Armitage also played for Yorkshire Diamonds in the Women's Cricket Super League in 2016, 2017 and 2019. Overall, she played 20 matches, scoring 303 runs including one half-century, against Western Storm in 2019.

In November 2019, Armitage was signed by Sydney Sixers for the remainder of the 2019–20 Women's Big Bash League season as a replacement for the injured Ellyse Perry. She played five matches for the side, scoring 54 runs at an average of 10.80. Later that season, she played six matches for Tasmania in the WNCL, scoring 103 runs at an average of 17.16.

In 2020 she joined Northern Diamonds, and was named as captain of the side. She led the side to the final of the Rachael Heyhoe Flint Trophy in their first season, and was the side's second-highest run-scorer, with 176 runs. In 2021, she led the side to the finals of both the Rachael Heyhoe Flint Trophy and the Charlotte Edwards Cup, and was the side's leading run-scorer in the latter tournament. She also played for Northern Superchargers in The Hundred, appearing in three matches. In 2022, she led Northern Diamonds to their first title, winning the Rachael Heyhoe Flint Trophy. She also scored her maiden century, and the highest score across the entire 2022 Rachael Heyhoe Flint Trophy, against Western Storm, scoring 131*. She was also her side's leading run-scorer in the Charlotte Edwards Cup, with 151 runs. She was also ever-present for Northern Superchargers in The Hundred, scoring 119 runs and taking one wicket.

In 2023, she was Northern Diamonds' leading run-scorer in the Charlotte Edwards Cup, with 216 runs at an average of 30.85. She also scored 384 runs in the Rachael Heyhoe Flint Trophy, including making 106* against Southern Vipers.
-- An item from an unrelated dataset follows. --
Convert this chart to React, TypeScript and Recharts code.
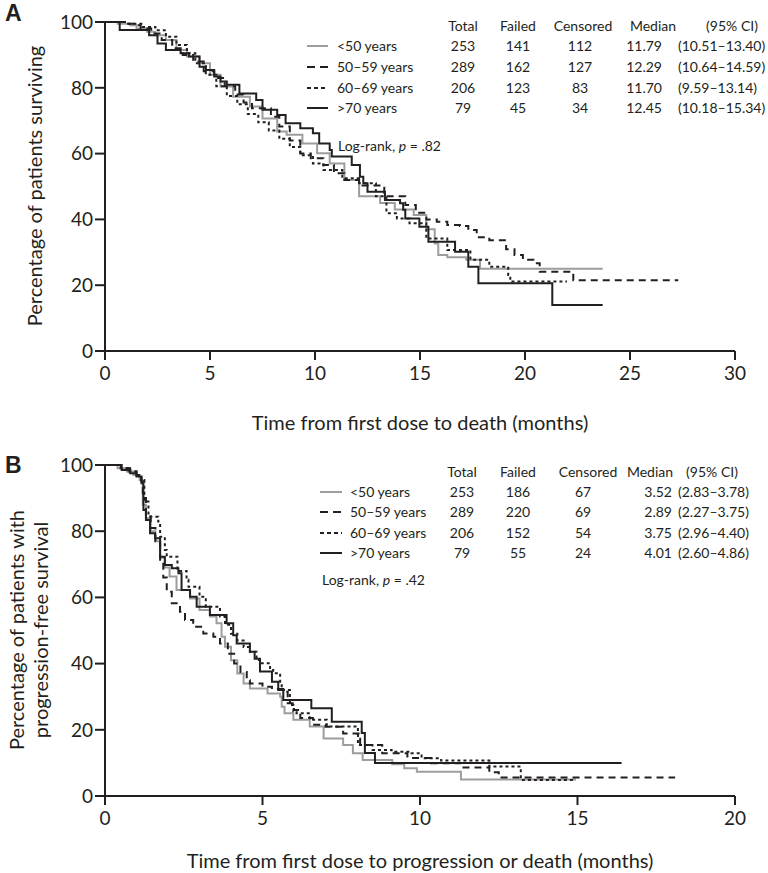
import React from "react";
import { LineChart, Line, XAxis, YAxis } from "recharts";

type Pt = [number, number];

const groups = ["<50 years", "50–59 years", "60–69 years", ">70 years"];
const pctTicks = [0, 20, 40, 60, 80, 100];
const osTicks = [0, 5, 10, 15, 20, 25, 30];
const pfsTicks = [0, 5, 10, 15, 20];

// Overall survival table (panel A)
const osTotal = [253, 289, 206, 79];
const osFailed = [141, 162, 123, 45];
const osCensored = [112, 127, 83, 34];
const osMedian = ["11.79", "12.29", "11.70", "12.45"];
const osCI = ["(10.51–13.40)", "(10.64–14.59)", "(9.59–13.14)", "(10.18–15.34)"];

// Progression-free survival table (panel B)
const pfsTotal = [253, 289, 206, 79];
const pfsFailed = [186, 220, 152, 55];
const pfsCensored = [67, 69, 54, 24];
const pfsMedian = ["3.52", "2.89", "3.75", "4.01"];
const pfsCI = ["(2.83–3.78)", "(2.27–3.75)", "(2.96–4.40)", "(2.60–4.86)"];

// [months, % surviving]
const osUnder50: Pt[] = [[0,100],[0.6,99.5],[1.2,99],[1.5,98],[2.0,97],[2.4,96],[2.9,94.5],[3.4,91.5],[3.9,89.5],[4.5,87.5],[5.0,84],[5.5,80.4],[6.1,77.3],[6.9,74.3],[7.5,70.7],[8.2,66.7],[8.65,65.7],[9.4,63.1],[10.1,60.1],[10.7,57],[11.4,52],[12.1,47],[13.1,45],[13.8,43],[14.7,41.3],[15.3,37],[15.7,32.7],[15.87,29.2],[16.3,28.5],[17.2,27.7],[17.86,25],[23.7,25]];
const os50s: Pt[] = [[0,100],[0.9,99.5],[1.4,99],[1.7,98],[2.2,96.5],[2.7,94.5],[3.2,92],[3.7,90],[4.2,88],[4.7,85],[5.2,83],[5.7,80.5],[6.2,78],[6.6,75.5],[7.0,73.8],[7.9,71.2],[8.3,68.2],[8.8,64],[9.3,60],[9.8,58.6],[10.4,56.5],[10.9,54],[11.4,52],[12.1,50.3],[13.3,47],[14.3,44.4],[14.8,42],[15.3,40],[15.8,39.3],[16.3,38.3],[16.9,38],[17.3,36.8],[17.7,34.6],[18.3,33.7],[19.1,30.9],[19.5,29.2],[19.9,27.7],[20.4,26.7],[20.7,24.1],[22.3,21.5],[27.3,21.5]];
const os60s: Pt[] = [[0,100],[1.0,99.5],[1.8,98.5],[2.4,97.5],[2.9,95.5],[3.4,93],[3.9,90.5],[4.3,87.5],[4.8,84],[5.3,80.5],[5.8,77.5],[6.3,75],[6.8,72],[7.3,69.5],[7.8,67],[8.3,64.5],[8.8,62],[9.3,59.5],[9.9,57],[10.4,55],[11.3,52.5],[12.1,51],[12.9,47],[13.4,41.9],[13.9,40.3],[14.5,38.8],[15.3,34.2],[16.3,30.7],[17.4,27.7],[18.3,25.6],[19.2,23.1],[19.3,21.1],[22,21.1]];
const osOver70: Pt[] = [[0,100],[0.7,97.6],[2.1,96],[2.5,93.5],[2.9,91.5],[3.6,90.5],[4.0,89.5],[4.5,86.4],[4.8,85.4],[5.2,83.4],[5.5,81.9],[5.8,80.9],[6.4,78.3],[7.2,76.3],[7.5,73.3],[8.2,71.7],[8.6,69.2],[9.3,67.7],[9.9,66.2],[10.2,63.1],[10.7,61.1],[10.8,59.1],[11.75,56.5],[12.14,53],[12.3,51],[12.5,48.4],[13.33,45.9],[14.05,44.9],[14.2,42.9],[14.3,40.3],[14.97,37.8],[15.4,33.2],[16.67,30.2],[17.3,25.6],[17.78,20.6],[21.3,14],[23.7,14]];

// [months, % progression-free]
const pfsUnder50: Pt[] = [[0,100],[0.4,99],[0.7,98],[0.9,97],[1.1,95.5],[1.2,88],[1.3,84],[1.45,80],[1.6,77],[1.75,72],[1.9,69],[2.05,66.3],[2.27,62.2],[2.7,59.7],[3.0,56.2],[3.33,54.2],[3.54,52.2],[3.7,48.1],[3.81,45.1],[4.0,41],[4.2,37],[4.4,34],[4.6,32.5],[5.16,31],[5.56,30],[5.61,27],[5.7,25],[5.98,23],[6.5,21],[6.94,17.4],[7.56,15.4],[7.87,12.9],[8.18,10.9],[9.12,9.6],[9.5,8.4],[9.9,7.3],[11.3,5],[14.95,5]];
const pfs50s: Pt[] = [[0,100],[0.5,99],[0.8,98],[1.0,96.5],[1.15,95],[1.2,90],[1.3,85],[1.45,81],[1.6,77],[1.75,71],[1.85,66],[1.96,61.7],[2.12,58.2],[2.38,55.7],[2.54,53.2],[2.8,51.1],[3.12,49.1],[3.44,48.1],[3.65,46.1],[3.9,43],[4.1,40],[4.3,37.5],[4.5,35],[4.6,34],[5.0,33],[5.3,32.3],[5.66,31.5],[5.8,28],[6.0,26],[6.2,23.6],[6.6,21.5],[7.0,20.9],[7.56,18.9],[8.1,15.4],[8.8,12.9],[9.6,11.5],[10.35,9.9],[11.3,8.6],[12.2,7.2],[12.5,5.6],[18.1,5.6]];
const pfs60s: Pt[] = [[0,100],[0.45,99],[0.75,98],[1.0,97],[1.15,95.5],[1.25,89],[1.38,84.4],[1.69,82.9],[1.75,78.3],[1.9,74.3],[1.96,72.3],[2.3,68],[2.59,65.3],[2.65,63.2],[3.0,60.2],[3.2,57.2],[3.65,54.2],[3.81,51.7],[4.0,49],[4.2,47],[4.4,45],[4.6,43.6],[4.81,41.1],[4.92,40.1],[5.24,38.1],[5.34,37.1],[5.56,34],[5.61,32],[5.87,27.5],[5.98,25.5],[6.08,25],[6.5,23],[7.04,21],[8.03,15.4],[8.49,13.9],[9.1,13.4],[9.73,12.9],[10.05,11.4],[10.67,10.7],[12.2,8.9],[13.2,4.8],[14.95,4.8]];
const pfsOver70: Pt[] = [[0,100],[0.53,98.5],[0.8,97.5],[1.0,96.5],[1.16,94.5],[1.22,86.4],[1.3,83.4],[1.43,79.4],[1.59,77.9],[1.75,72.3],[1.9,69.8],[2.12,68.8],[2.33,67.3],[2.43,62.2],[2.7,60.2],[2.91,57.2],[3.33,54.7],[3.86,52.2],[4.07,48.6],[4.18,46.1],[4.6,43.6],[4.75,41.5],[4.92,37.6],[5.3,34.5],[5.5,32],[5.66,29],[6.55,26.5],[7.2,22.4],[8.15,19],[8.25,13],[8.57,10],[16.4,10]];

const INK = "#231f20";
const FONT = "Lato, 'Open Sans', sans-serif";

const lineStyles = [
  { stroke: "#9d9d9d", dash: undefined, legendDash: undefined },
  { stroke: INK, dash: "7 5", legendDash: "8 5" },
  { stroke: INK, dash: "3 3", legendDash: "4 3" },
  { stroke: INK, dash: undefined, legendDash: undefined },
];

const toRows = (pts: Pt[]) => pts.map(([t, s]) => ({ t, s }));

function T({ x, y, align = "left", size = 14, children, style }: any) {
  const tx = align === "center" ? "-50%" : align === "right" ? "-100%" : "0";
  return (
    <div
      style={{
        position: "absolute",
        left: x,
        top: y,
        transform: `translate(${tx},-50%)`,
        fontSize: size,
        lineHeight: 1,
        whiteSpace: "nowrap",
        ...style,
      }}
    >
      {children}
    </div>
  );
}

// plot box: x 105..735, height plotH starting at plotTop (chart-local)
function KMChart({ top, plotTop, plotH, curves, xMax, xTicks }: any) {
  return (
    <div style={{ position: "absolute", left: 0, top }}>
      <LineChart width={768} height={400} margin={{ top: plotTop, right: 33, bottom: 400 - plotTop - plotH - 30, left: 45 }}>
        <XAxis
          type="number"
          dataKey="t"
          domain={[0, xMax]}
          ticks={xTicks}
          interval={0}
          height={30}
          tickSize={9}
          tickMargin={7}
          axisLine={{ stroke: INK, strokeWidth: 2 }}
          tickLine={{ stroke: INK, strokeWidth: 2 }}
          tick={{ fontSize: 19, fill: INK, fontFamily: FONT }}
        />
        <YAxis
          type="number"
          domain={[0, 100]}
          ticks={pctTicks}
          interval={0}
          width={60}
          tickSize={10}
          axisLine={{ stroke: INK, strokeWidth: 2 }}
          tickLine={{ stroke: INK, strokeWidth: 2 }}
          tick={{ fontSize: 19, fill: INK, fontFamily: FONT }}
        />
        {curves.map((c: Pt[], i: number) => (
          <Line
            key={i}
            data={toRows(c)}
            dataKey="s"
            type="stepAfter"
            stroke={lineStyles[i].stroke}
            strokeDasharray={lineStyles[i].dash}
            strokeWidth={2}
            dot={false}
            activeDot={false}
            isAnimationActive={false}
          />
        ))}
      </LineChart>
    </div>
  );
}

function StatsTable({ cfg, total, failed, censored, median, ci, p }: any) {
  const rowY = (i: number) => cfg.row0 + i * cfg.rowGap;
  return (
    <>
      <T x={cfg.totalX} y={cfg.head} align="center">Total</T>
      <T x={cfg.failedX} y={cfg.head} align="center">Failed</T>
      <T x={cfg.censHeadX} y={cfg.head} align="center">Censored</T>
      <T x={cfg.medHeadX} y={cfg.head} align="center">Median</T>
      <T x={cfg.ciHeadX} y={cfg.head} align="center">(95% CI)</T>
      {groups.map((g, i) => (
        <React.Fragment key={g}>
          <svg style={{ position: "absolute", left: cfg.symX, top: rowY(i) - 2 }} width={cfg.symW} height={4}>
            <line x1={0} y1={2} x2={cfg.symW} y2={2} stroke={lineStyles[i].stroke} strokeWidth={2} strokeDasharray={lineStyles[i].legendDash} />
          </svg>
          <T x={cfg.labelX} y={rowY(i)}>{g}</T>
          <T x={cfg.totalX} y={rowY(i)} align="center">{total[i]}</T>
          <T x={cfg.failedX} y={rowY(i)} align="center">{failed[i]}</T>
          <T x={cfg.censX} y={rowY(i)} align="center">{censored[i]}</T>
          <T x={cfg.medRight} y={rowY(i)} align="right">{median[i]}</T>
          <T x={cfg.ciLeft} y={rowY(i)}>{ci[i]}</T>
        </React.Fragment>
      ))}
      <T x={cfg.lrX} y={cfg.lrY}>
        Log-rank, <i>p</i> = {p}
      </T>
    </>
  );
}

const cfgA = { head: 26, row0: 46, rowGap: 20.8, symX: 307, symW: 21, labelX: 337, totalX: 463, failedX: 518, censX: 580, censHeadX: 583, medRight: 662, medHeadX: 653, ciLeft: 678, ciHeadX: 732, lrX: 338, lrY: 146 };
const cfgB = { head: 472, row0: 492, rowGap: 20.3, symX: 320, symW: 22, labelX: 350, totalX: 462, failedX: 518, censX: 583, censHeadX: 588, medRight: 672, medHeadX: 650, ciLeft: 678, ciHeadX: 712, lrX: 322, lrY: 580 };

export default function App() {
  return (
    <div style={{ position: "absolute", left: 0, top: 0, width: 768, height: 873, background: "#fff", fontFamily: FONT, color: INK, overflow: "hidden" }}>
      <KMChart top={0} plotTop={22} plotH={329} curves={[osUnder50, os50s, os60s, osOver70]} xMax={30} xTicks={osTicks} />
      <KMChart top={440} plotTop={25} plotH={331} curves={[pfsUnder50, pfs50s, pfs60s, pfsOver70]} xMax={20} xTicks={pfsTicks} />

      <T x={5} y={13} size={23} style={{ fontWeight: 700, fontFamily: "'Liberation Sans', Arial, sans-serif" }}>A</T>
      <T x={5} y={465} size={23} style={{ fontWeight: 700, fontFamily: "'Liberation Sans', Arial, sans-serif" }}>B</T>

      <StatsTable cfg={cfgA} total={osTotal} failed={osFailed} censored={osCensored} median={osMedian} ci={osCI} p=".82" />
      <StatsTable cfg={cfgB} total={pfsTotal} failed={pfsFailed} censored={pfsCensored} median={pfsMedian} ci={pfsCI} p=".42" />

      <div style={{ position: "absolute", left: 34, top: 186, transform: "translate(-50%,-50%) rotate(-90deg)", fontSize: 20, whiteSpace: "nowrap", lineHeight: 1 }}>
        Percentage of patients surviving
      </div>
      <div style={{ position: "absolute", left: 28, top: 630, transform: "translate(-50%,-50%) rotate(-90deg)", fontSize: 20, whiteSpace: "nowrap", lineHeight: "24px", textAlign: "center" }}>
        Percentage of patients with
        <br />
        progression-free survival
      </div>

      <T x={420} y={422} align="center" size={20}>Time from first dose to death (months)</T>
      <T x={420} y={860} align="center" size={20}>Time from first dose to progression or death (months)</T>
    </div>
  );
}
She was ever-present for Northern Superchargers in The Hundred, scoring 167 runs in nine innings.

In December 2023, it was announced that Armitage had signed for Central Districts for the 2023–24 Super Smash.

In July 2024, she signed a three year professional contract as a first women’s professional captain by Durham.

==International career==
In February 2024, Armitage was selected to the England's T20I squad for the series against New Zealand. She made her international debut in Twenty20 International against New Zealand on 24 March 2024.
Armitage made her One Day International debut for England against Ireland at Stormont in Belfast on 7 September 2024, top scoring for her side with 44 runs off 44 balls.